Disclaimer This edited version has been archived due to the length of time since original publication. It should not be regarded as indicative of the ATO's current views. The law may have changed since original publication, and views in the edited version may also be affected by subsequent precedents and new approaches to the application of the law. You cannot rely on this record in your tax affairs. It is not binding and provides you with no protection (including from any underpaid tax, penalty or interest). In addition, this record is not an authority for the purposes of establishing a reasonably arguable position for you to apply to your own circumstances. For more information on the status of edited versions of private advice and reasons we publish them, see PS LA 2008/4. |
Edited version of your written advice
Authorisation Number: 1051423426021
Date of advice: 30 August 2018
Ruling
Subject: Income tax – extension to the replacement asset period
Question
Will the Commissioner extend the replacement asset period to 30 June 2019?
Answer
Yes.
Having regards to your particular circumstances and the relevant factors the Commissioner considers it appropriate to grant an extension of the replacement asset period.

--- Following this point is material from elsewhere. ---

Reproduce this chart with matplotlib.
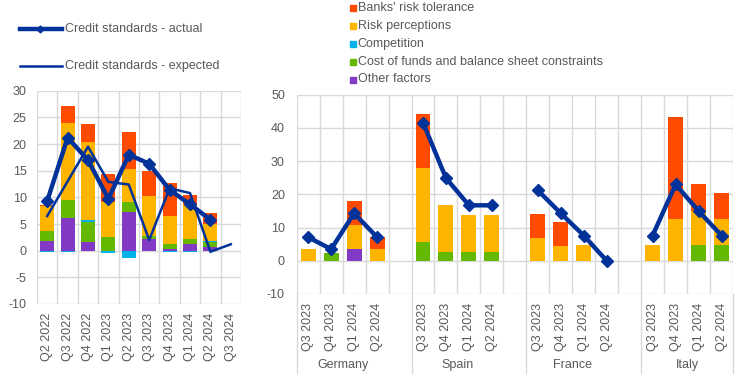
import matplotlib
matplotlib.use("Agg")
import matplotlib.pyplot as plt
from matplotlib.lines import Line2D
from matplotlib.patches import Rectangle
import numpy as np

plt.rcParams['font.family'] = ['Liberation Sans', 'DejaVu Sans']
plt.rcParams['font.size'] = 9
plt.rcParams['axes.unicode_minus'] = False

# ---------------- data ----------------
factors = ["Banks' risk tolerance", "Risk perceptions", "Competition",
           "Cost of funds and balance sheet constraints", "Other factors"]
colors = {"Banks' risk tolerance": "#FF4B00", "Risk perceptions": "#FFB400",
          "Competition": "#00B1EA",
          "Cost of funds and balance sheet constraints": "#65B800",
          "Other factors": "#8139C6"}

# Left panel: euro area
ea_quarters = ["Q2 2022", "Q3 2022", "Q4 2022", "Q1 2023", "Q2 2023",
               "Q3 2023", "Q4 2023", "Q1 2024", "Q2 2024", "Q3 2024"]
ea_other = [1.8, 6.1, 1.6, 0.0, 7.2, 2.2, 0.3, 1.2, 0.6, 0.0]
ea_cost = [1.9, 3.4, 3.7, 2.6, 1.9, 0.5, 0.9, 1.0, 1.0, 0.0]
ea_competition = [-0.3, -0.3, 0.5, -0.5, -1.4, 0.0, -0.3, -0.3, 0.3, 0.0]
ea_risk_perc = [4.6, 14.4, 14.5, 6.5, 6.3, 7.5, 5.3, 6.5, 3.1, 0.0]
ea_risk_tol = [0.3, 3.2, 3.4, 5.2, 6.9, 4.7, 6.1, 1.7, 2.0, 0.0]
ea_actual = [9.3, 21.2, 17.0, 9.7, 18.0, 16.3, 11.4, 8.7, 5.8, np.nan]
ea_expected = [6.5, 13.0, 19.5, 12.9, 12.4, 2.0, 11.7, 10.8, -0.2, 1.2]

# Right panel: countries
countries = ["Germany", "Spain", "France", "Italy"]
c_quarters = ["Q3 2023", "Q4 2023", "Q1 2024", "Q2 2024"]
c_other = {"Germany": [0, 0, 3.4, 0], "Spain": [0, 0, 0, 0],
           "France": [0, 0, 0, 0], "Italy": [0, 0, 0, 0]}
c_cost = {"Germany": [0, 2.2, 0, 0], "Spain": [5.6, 2.5, 2.5, 2.5],
          "France": [0, 0, 0, 0], "Italy": [0, 0, 4.8, 4.8]}
c_competition = {"Germany": [0, 0, 0, 0], "Spain": [0, 0, 0, 0],
                 "France": [0, 0, 0, 0], "Italy": [0, 0, 0, 0]}
c_risk_perc = {"Germany": [3.4, 0, 7.4, 3.4], "Spain": [22.4, 14.3, 11.3, 11.3],
               "France": [7.0, 4.6, 4.8, 0], "Italy": [4.8, 12.7, 10.2, 7.9]}
c_risk_tol = {"Germany": [0, 0, 7.2, 3.7], "Spain": [16.3, 0, 0, 0],
              "France": [7.2, 7.2, 0, 0], "Italy": [0, 30.7, 8.0, 7.6]}
c_actual = {"Germany": [7.1, 3.5, 14.3, 7.1], "Spain": [41.6, 24.9, 16.7, 16.7],
            "France": [21.2, 14.3, 7.6, 0.0], "Italy": [7.6, 23.0, 15.0, 7.6]}

BLUE = "#003299"
GRID = "#D9D9D9"
TXT = "#595959"

W, H = 744, 383
fig = plt.figure(figsize=(W / 100, H / 100), dpi=100)


def fbox(x0, x1, ytop, ybot):
    return [x0 / W, 1 - ybot / H, (x1 - x0) / W, (ybot - ytop) / H]


def stack_bars(ax, x, series_list, width):
    pos_base = np.zeros(len(x))
    neg_base = np.zeros(len(x))
    for name, vals in series_list:
        v = np.asarray(vals, dtype=float)
        base = np.where(v >= 0, pos_base, neg_base)
        ax.bar(x, v, width, bottom=base, color=colors[name], linewidth=0, zorder=2)
        pos_base = pos_base + np.where(v >= 0, v, 0)
        neg_base = neg_base + np.where(v < 0, v, 0)


def style_axes(ax):
    for s in ax.spines.values():
        s.set_visible(False)
    ax.tick_params(axis='both', length=0, colors=TXT, labelsize=9)
    ax.yaxis.grid(True, color=GRID, linewidth=1, zorder=0)
    ax.set_axisbelow(True)


# ---------------- left panel ----------------
axL = fig.add_axes(fbox(37, 241, 90.7, 304))
xl = np.arange(len(ea_quarters))
stack_bars(axL, xl, [("Other factors", ea_other),
                     ("Cost of funds and balance sheet constraints", ea_cost),
                     ("Competition", ea_competition),
                     ("Risk perceptions", ea_risk_perc),
                     ("Banks' risk tolerance", ea_risk_tol)], 0.68)
axL.plot(xl, ea_expected, color=BLUE, lw=1.8, zorder=3)
axL.plot(xl, ea_actual, color=BLUE, lw=3.2, marker='D', ms=6, zorder=4)
axL.set_xlim(-0.5, len(ea_quarters) - 0.5)
axL.set_ylim(-10, 30)
axL.set_yticks(np.arange(-10, 31, 5))
axL.set_xticks(xl)
axL.set_xticklabels(ea_quarters, rotation=90)
style_axes(axL)
for b in np.arange(-0.5, len(ea_quarters), 1.0):
    axL.axvline(b, color=GRID, lw=1, zorder=0)
axL.tick_params(axis='y', pad=7.5)
axL.tick_params(axis='x', pad=6.5)

# ---------------- right panel ----------------
axR = fig.add_axes(fbox(296.7, 733, 94.7, 294))
nq = len(c_quarters)
for gi, c in enumerate(countries):
    x = gi * (nq + 1) + np.arange(nq)
    stack_bars(axR, x, [("Other factors", c_other[c]),
                        ("Cost of funds and balance sheet constraints", c_cost[c]),
                        ("Competition", c_competition[c]),
                        ("Risk perceptions", c_risk_perc[c]),
                        ("Banks' risk tolerance", c_risk_tol[c])], 0.65)
    axR.plot(x, c_actual[c], color=BLUE, lw=3.2, marker='D', ms=6, zorder=4)
nslots = len(countries) * (nq + 1) - 1
axR.set_xlim(-0.5, nslots - 0.5)
axR.set_ylim(-10, 50)
axR.set_yticks(np.arange(-10, 51, 10))
ticks, labels = [], []
for gi in range(len(countries)):
    for qi, q in enumerate(c_quarters):
        ticks.append(gi * (nq + 1) + qi)
        labels.append(q)
axR.set_xticks(ticks)
axR.set_xticklabels(labels, rotation=90)
style_axes(axR)
for b in np.arange(-0.5, nslots, 1.0):
    axR.axvline(b, color=GRID, lw=1, zorder=0)
axR.tick_params(axis='y', pad=8.5)
axR.tick_params(axis='x', pad=6.5)

# group separators and labels
ext = -(373 - 294) / (294 - 94.7)
tr = axR.get_xaxis_transform()
seps = [-0.5] + [gi * (nq + 1) + nq - 0.5 + 1 for gi in range(len(countries) - 1)] + [nslots - 0.5]
for s in seps:
    axR.add_line(Line2D([s, s], [0, ext], transform=tr, color=GRID, lw=1, clip_on=False))
for gi, c in enumerate(countries):
    cx = gi * (nq + 1) + (nq - 1) / 2
    axR.text(cx, -(365 - 294) / (294 - 94.7), c, transform=tr, ha='center', va='center',
             color=TXT, fontsize=9)

# ---------------- legends ----------------
fig.add_artist(Line2D([20 / W, 62 / W], [1 - 29.3 / H] * 2, color=BLUE, lw=3.2))
fig.add_artist(Line2D([40 / W], [1 - 29.3 / H], color=BLUE, marker='D', ms=3.5, lw=0))
fig.text(65 / W, 1 - 29.3 / H, "Credit standards - actual", va='center', ha='left',
         color=TXT, fontsize=9)
fig.add_artist(Line2D([20 / W, 62 / W], [1 - 65.7 / H] * 2, color=BLUE, lw=1.8))
fig.text(65 / W, 1 - 65.7 / H, "Credit standards - expected", va='center', ha='left',
         color=TXT, fontsize=9)

ys = [8.3, 26, 44, 62, 79.5]
for name, y in zip(factors, ys):
    fig.add_artist(Rectangle((350 / W, 1 - (y + 3) / H), 6 / W, 6 / H,
                             color=colors[name], transform=fig.transFigure))
    fig.text(357.5 / W, 1 - y / H, name, va='center', ha='left', color=TXT, fontsize=9)

fig.savefig("out.png", dpi=100)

This ruling applies for the following period:
Year ending 30 June 2019
The scheme commences on:
28 July 2018
Relevant facts and circumstances
In July 20XX The Trust executed a share sale agreement disposing of an active asset.
The Trust applied the general CGT discount, the active asset 50% reduction and the retirement exemption to the gain. The remaining gain of $XXX was rollover under the replacement asset rollover concession.
Taxpayer A (you) is the sole director of the corporate trustee for the trust.
Due to circumstances outside of your control the trust has been unable to acquire a replacement within the replacement asset period which ended on X July 20XX.
In May 20XX you engaged X to conduct a due diligence audit for a group of companies based in X with the view of purchasing the group to comply with the small business roll-over concession. You did not proceed with the acquisition due to unfavourable due diligence audit results.
In April 20XX you instructed X to communicate an offer through to a vendor’s business broker to acquire a company specialising. This was subject to a satisfactory completion of a formal due diligence process.
You transferred a 5% deposit to the vendor’s solicitors trust account.
A due diligence report was issues in June 20XX and a Share Sale Agreement was forwarded to the vendor’s solicitor. After further negotiation’s a second agreement was provided to the solicitor on XX July 20XX.
On XX July 20XX your business broker received a phone call advising that the vendor was considering not proceeding with the sale due to two clauses in the sale contract. The business sale discussions continued throughout the day and the vendor was assured that the clauses in question would be amended to address any concerns.
You solicitor amended the Share Sale Agreement as requested by the vendor and forwarded it to the vendor’s solicitor for further review and comments on XX July 20XX.
At this point you believe that the purchase of this company is high likely not to proceed, you intend to initiate the purchase of another security company.